Begin with two minutes of silence and stillness before God.
Scripture tells two quiet stories of women whose faith speaks louder than words. Both are widows, both face scarcity, and both trust when the outcome is unclear.
In Luke 2:1-4, Jesus watches as people offer gifts at the temple. Many give from abundance. Then a widow approached. Quiet. Likely overlooked. She dropped in two small coins, worth almost nothing by the world’s standards, but this was everything she had. Jesus stopped everything to notice her.
He said she gave more than all the others because she gave not from her surplus but from her very life. You see, Jesus measures generosity differently. He does not compare amounts but weighs trust. The widow gave “all she had to live on.” Her offering is not surplus; it is surrender. During a time in history marked by economic imbalance and religious corruption, her offering becomes an act of radical trust. She entrusts her present and her future to God.
A similar story (one of my favorites in all of scripture!) unfolds in 2 Kings 4:1–7. A widow is gathering sticks during a famine, preparing a final meal for herself and her son before they run out of food. When Elijah asks her to make him bread first, it sounds unreasonable—almost cruel. Yet she does, trusting the word of the Lord. And in that place of scarcity, God provides: the jar of flour does not run out, and the jug of oil does not fail.
Although these two widows are separated by centuries, their experiences are bound together by the same sacred posture: radical trust.
Neither woman gives from abundance. Neither has a safety net. What they offer isn’t impressive to the crowd—but it is priceless to God. Their faith isn’t loud or dramatic. It’s quiet, costly, and deeply courageous.
God is especially attentive to offerings like these. It is not because He needs them, but because they reveal something beautiful about the heart. These widows remind us that faith isn’t measured by how much we give, but by how much we trust as we give. Both women start with almost nothing. Neither hoards. Neither waits for certainty. Each acts in obedience and trust before the provision is visible.
These stories do not promise that giving always brings material gain. Instead, they show God cares about the posture of our hearts. He honors faith that says, “This is all I have, Lord—but it’s Yours.” Sometimes our “two coins”, our little bit of flour and oil, look like obedience when the outcome is uncertain, generosity when we feel emotionally or financially depleted, surrender when we wish we had more control, or faithfulness when no one else is watching.
God does not overlook these offerings. Jesus notices. And He always provides. Scripture promises this! We can always trust Him! He meets us in our poverty and provides — every single time. And what feels like the end can become the very place where God shows Himself faithful.
God sees you, especially when trust is costly. He notices unseen acts of obedience, the prayers whispered in exhaustion, faith practiced in scarcity, risky obedience. When you give Him what you cannot afford to lose—your time, pride, or sense of control—He calls it precious.
These brave women invite us to ask — and answer — several hard questions:
• What do I give God only when it costs me little?
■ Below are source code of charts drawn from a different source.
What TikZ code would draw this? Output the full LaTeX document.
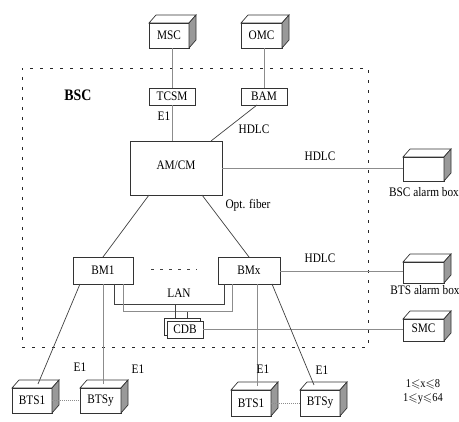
\documentclass[tikz,border=0pt]{standalone}
\usepackage{amssymb}
\usepackage{fontspec}
\setmainfont{Liberation Serif}[FakeStretch=0.87]
\usetikzlibrary{calc}
\newcommand{\cubeit}[1]{%
  \draw[boxline, fill=white] (#1.north west) -- ++(7,-8) -- ($(#1.north east)+(7,-8)$) -- (#1.north east) -- cycle;
  \draw[boxline, fill=black!40] (#1.north east) -- ++(7,-8) -- ($(#1.south east)+(7,-8)$) -- (#1.south east) -- cycle;}
\begin{document}
\begin{tikzpicture}[x=1pt,y=-1pt,
  every node/.style={font=\fontsize{13}{13}\selectfont, inner sep=0pt, outer sep=0pt},
  boxline/.style={draw=black!80, line width=0.7pt},
  box/.style={boxline, fill=white, minimum width=#1},
  dk/.style={draw=black!75, line width=0.7pt},
  lt/.style={draw=black!45, line width=0.7pt},
  small/.style={font=\fontsize{12}{12}\selectfont}]
\useasboundingbox (0,0) rectangle (459,422);
% BSC frame
\node[draw=black!85, line width=0.8pt, dash pattern=on 3pt off 7pt, minimum width=346, minimum height=279] (bsc) at (195,207.5) {};
\node[font=\bfseries\fontsize{16}{16}\selectfont] (bsclabel) at (78,95) {BSC};
% boxes
\node[box=40, minimum height=25] (msc) at (169,35.5) {MSC};
\node[box=41, minimum height=25] (omc) at (261.5,35.5) {OMC};
\node[box=46, minimum height=17] (tcsm) at (172,96.5) {TCSM};
\node[box=46, minimum height=17] (bam) at (264,96.5) {BAM};
\node[box=92, minimum height=54] (amcm) at (176,168) {\raisebox{5pt}{AM/CM}};
\node[box=41, minimum height=24] (bscab) at (423.5,169) {};
\node (bscabl) at (424,192) {BSC alarm box};
\node[box=41, minimum height=21] (btsab) at (423.5,272.5) {};
\node (btsabl) at (425,290) {BTS alarm box};
\node[box=41, minimum height=22] (smc) at (423.5,330) {\raisebox{4pt}{SMC}};
\node[box=60, minimum height=27] (bm1) at (103,270.5) {BM1};
\node[box=62, minimum height=27] (bmx) at (249,270.5) {BMx};
\node[box=36, minimum height=17] (cdbb) at (182,326.5) {};
\node[box=36, minimum height=17] (cdb) at (185,329.5) {CDB};
\node[box=40, minimum height=25] (btsa) at (32,400.5) {BTS1};
\node[box=41, minimum height=25] (btsb) at (100.5,400.5) {BTSy};
\node[box=40, minimum height=26] (btsc) at (251,403) {BTS1};
\node[box=40, minimum height=26] (btsd) at (320,403) {BTSy};
\cubeit{msc}\cubeit{omc}\cubeit{bscab}\cubeit{btsab}\cubeit{smc}
\cubeit{btsa}\cubeit{btsb}\cubeit{btsc}\cubeit{btsd}
% connectors
\draw[lt] (tcsm.north) -- (tcsm.north |- msc.south);
\draw[lt] (bam.north) -- (bam.north |- omc.south);
\draw[lt] (tcsm.south) -- (tcsm.south |- amcm.north);
\draw[dk] ($(bam.south west)+(16,0)$) -- ($(amcm.north east)+(-11,0)$);
\draw[lt] (amcm.east) -- (amcm.east -| bscab.west);
\draw[dk] ($(amcm.south west)+(19,0)$) -- (bm1.north);
\draw[dk] ($(amcm.south east)+(-20,0)$) -- (bmx.north);
\draw[lt] ($(bmx.east)+(0,1)$) -- ($(bmx.east -| btsab.west)+(0,1)$);
\draw[lt] (cdb.east) -- (cdb.east -| smc.west);
% LAN
\draw[dk] ($(bm1.south west)+(41,0)$) -- ++(0,20) -| ($(bmx.south west)+(6.3,0)$);
\draw[lt] ($(bm1.south west)+(50,0)$) -- ++(0,27.7) -| ($(bmx.south west)+(14.3,0)$);
\draw[dk] ($(cdbb.north west)+(11,0)$) -- ($(cdbb.north west)+(11,-14)$);
\draw[dk] ($(cdbb.north west)+(23.7,0)$) -- ($(cdbb.north west)+(23.7,-6.3)$);
\node (lan) at (179,293) {LAN};
\draw[dk, dash pattern=on 3pt off 6pt] ($(bm1.east)+(18,-1.5)$) -- ($(bmx.west)+(-21,-1.5)$);
% to BTS
\draw[dk] ($(bm1.south west)+(7,0)$) -- ($(btsa.north)+(6,-4)$);
\draw[lt] (bm1.south) -- ($(bm1.south |- btsb.north)+(0,-4)$);
\draw[lt] ($(bmx.south west)+(39,0)$) -- ($(btsc.north)+(6,-4)$);
\draw[dk] ($(bmx.south west)+(54,0)$) -- ($(btsd.north)+(-6,-5)$);
\draw[lt, dash pattern=on 1pt off 1pt] (btsa.east) -- (btsb.west);
\draw[lt, dash pattern=on 1pt off 1pt] (btsc.east) -- (btsd.west);
% labels
\node (e1t) at (164,116) {E1};
\node (hdlca) at (254,129) {HDLC};
\node (hdlcb) at (320,156) {HDLC};
\node (opt) at (248,205) {Opt. fiber};
\node (hdlcc) at (320,258) {HDLC};
\node (e1a) at (80,367) {E1};
\node (e1b) at (138,369) {E1};
\node (e1c) at (263,369) {E1};
\node (e1d) at (322,370) {E1};
\node[small] (rx) at (423,384) {1$\leqslant$x$\leqslant$8};
\node[small] (ry) at (423,398.5) {1$\leqslant$y$\leqslant$64};
\end{tikzpicture}
\end{document}
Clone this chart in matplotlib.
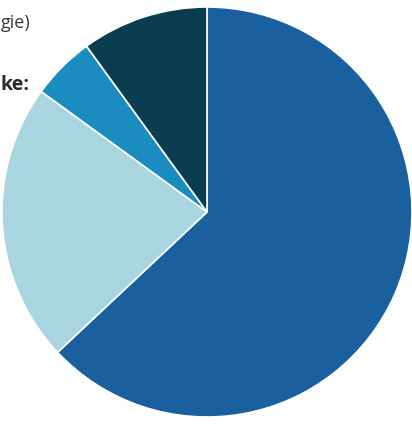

• Where am I relying on my own resources and strength instead of God’s faithfulness?
• What might wholehearted trust look like in this season of my life?
• What is the “small jar” in my life that I’ve dismissed as insignificant?
• Where might God be asking me to act in faith before I see the outcome?
Take two minutes to reflect in silence.
Prayer: Faithful God, when my resources feel thin and my future uncertain, help me trust You with what I have. Help me offer you my whole heart, even when it feels costly. Teach me to offer You my fear, my need, and my obedience—believing that You are enough and that You see me. May my life reflect a quiet confidence that You are enough. Amen.